# Transmitter HRS/PCM Explanation ??



## Madmarti (Mar 29, 2005)

What is the difference between HRS and PCM? I am looking to upgrade to either a KO EX-10 HElios or an M8 and I see these terms thrown around, but do not know what they mean. Is the M8 HRS? What does it mean and what should I look for in choosing a radio for Off-road racing. 
Thanks


----------



## Tres (May 10, 1999)

HRS (High Response Speed) 
In HRS mode, the transmitter sends out signals at twice the rate of typical FM systems


PCM (Pulse Code Modulation)


These are 2 seperate things....

Here's some good info on PCM:
http://www.futaba-rc.com/faq/faq-pcm1024.html


----------



## Madmarti (Mar 29, 2005)

*PCM / HRS which is better for RC off road.*

Ahh Which is better?


----------



## DynoMoHum (Sep 25, 2001)

I've never used a HRS radio... I have used a Futaba PCM system however.... and I've NEVER felt any need for more speed associated with my radio to car communications... So if HRS is just increased signaling speed... I'm not sure what if any bennift there would be to it...

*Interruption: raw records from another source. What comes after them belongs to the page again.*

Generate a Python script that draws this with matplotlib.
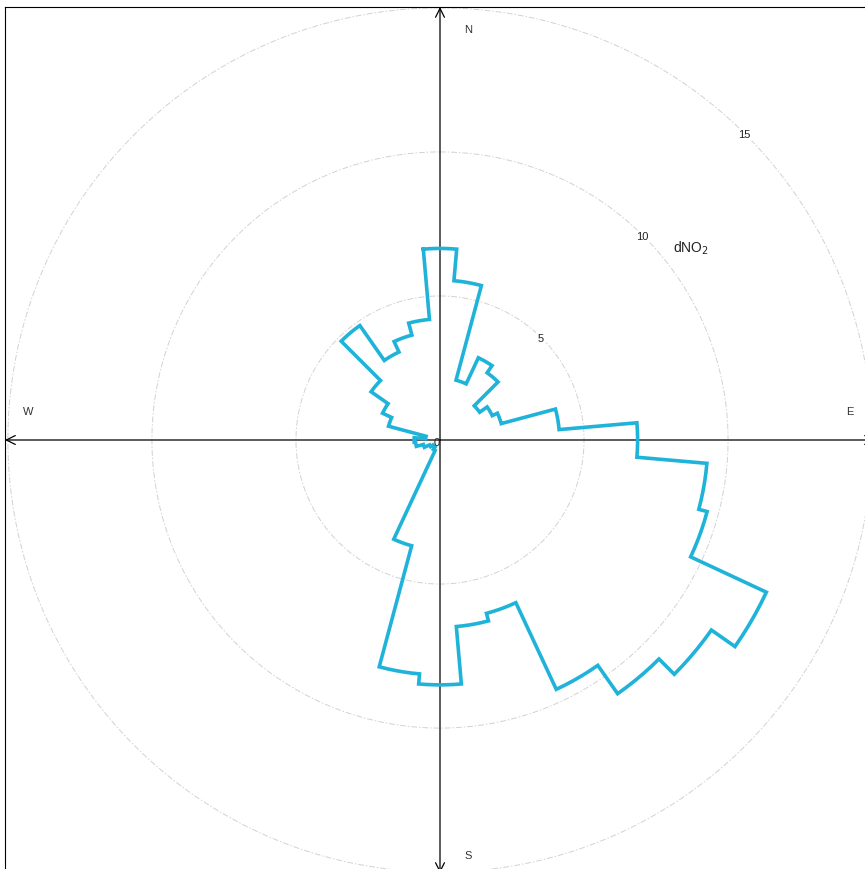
import numpy as np
import matplotlib.pyplot as plt

plt.rcParams['font.family'] = ['Liberation Sans', 'DejaVu Sans']

# wind direction bins (degrees from north, clockwise) and mean dNO2 per bin
directions = np.arange(0, 360, 10)
dno2 = [6.65, 5.55, 2.15, 3.15, 2.85, 1.68, 2.0, 2.2, 4.15, 6.86,
        9.3, 9.6, 12.5, 11.5, 10.75, 9.55, 6.23, 6.5, 8.5, 8.15,
        3.8, 0.4, 0.3, 0.3, 0.4, 0.6, 0.85, 0.9, 0.5, 1.85,
        2.2, 2.92, 4.85, 3.37, 3.77, 4.2]
rings = [5, 10, 15]
compass = ['N', 'E', 'S', 'W']

fig = plt.figure(figsize=(8.65, 8.70), dpi=100)
ax = fig.add_axes([5 / 865, -4 / 870, 870 / 865, 866 / 870])
ax.set_xlim(-15.1, 15.1)
ax.set_ylim(-15.03, 15.03)
for s in ax.spines.values():
    s.set_color('black')
    s.set_linewidth(0.8)
ax.set_xticks([])
ax.set_yticks([])

# grid circles
t = np.linspace(0, 2 * np.pi, 400)
for r in rings:
    ax.plot(r * np.sin(t), r * np.cos(t), color='#d2d2d2', lw=0.7,
            ls=(0, (6, 2, 1.5, 2)), zorder=1)
    a = np.deg2rad(45)
    ax.text(r * np.sin(a) - 0.05, r * np.cos(a), str(r), fontsize=8,
            ha='center', va='center', color='#222222', zorder=2,
            bbox=dict(facecolor='white', edgecolor='none', pad=1))
ax.text(-0.1, -0.07, '0', fontsize=8, ha='center', va='center',
        color='#222222', zorder=5)

# axes with arrows
lim = 15.1
for dx, dy in [(1, 0), (-1, 0), (0, 1), (0, -1)]:
    ax.annotate('', xy=(dx * lim, dy * 15.03), xytext=(0, 0),
                arrowprops=dict(arrowstyle='->', color='black', lw=0.9,
                                mutation_scale=16, shrinkA=0, shrinkB=0),
                zorder=3)
pos = {'N': (0.97, 14.27), 'S': (0.97, -14.4), 'E': (14.24, 1.0), 'W': (-14.3, 1.0)}
for c in compass:
    ax.text(*pos[c], c, fontsize=8, ha='center', va='center', color='#333333')

# stepped rose outline
xs, ys = [], []
for d, r in zip(directions, dno2):
    ang = np.deg2rad(np.linspace(d - 5, d + 5, 6))
    xs.extend(r * np.sin(ang))
    ys.extend(r * np.cos(ang))
xs.append(xs[0])
ys.append(ys[0])
ax.plot(xs, ys, color='#1fb3d9', lw=2.6, solid_joinstyle='miter', zorder=4)

ax.text(8.7, 6.7, 'dNO$_2$', fontsize=10, ha='center', va='center',
        color='#222222')

fig.savefig('out.png', dpi=100)
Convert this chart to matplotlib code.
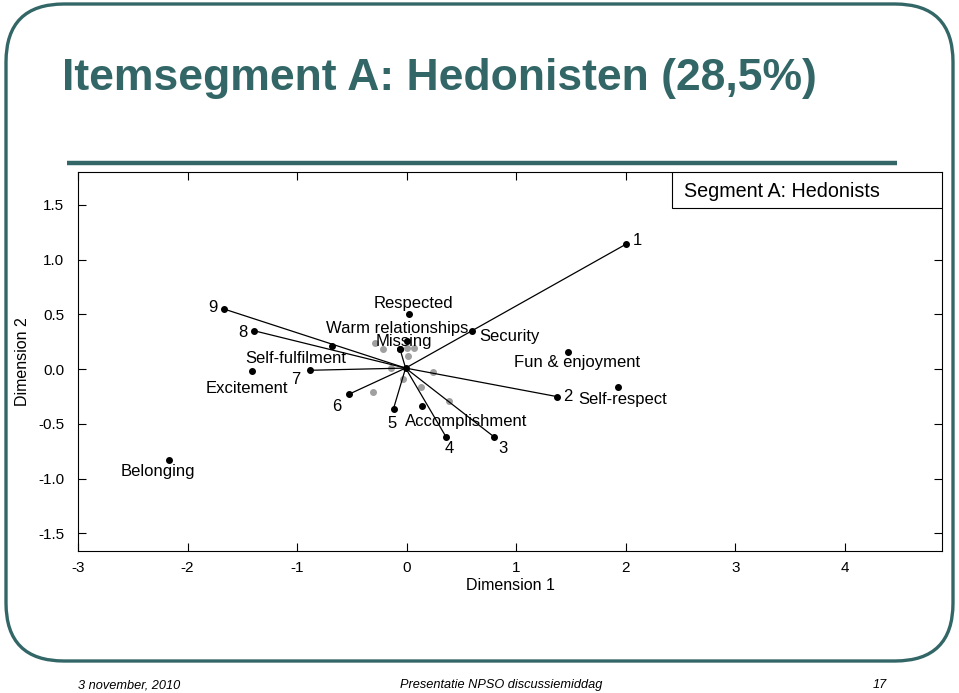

Pulse Code Modulation... is basicly a digital signal/code that is transmited along with the typical radio data. The transmiter generates the code, the receiver verifys the code... if the code isn't right, the receiver ignores the signal, assuming it was invalid. This protects against noise and/or interfearance from non PCM radios... To my knowlege all Futaba PCM radios use the same 'code', so it will not protect from interfearance casued by another Futbaba PCM radio that is on the same frequency...

Basicly PCM is a realtively simple way to offer some digital protection for a radio signal. Think of it as error rejection...

What I don't know is why there aren't multiple 'codes' that are user selectable... If there were, it would be reasonable to protect to some extent even from other PCMradios on the same Frequency... but to my knowlege this kind of thing does not exsist in the PCM systems I know of.


----------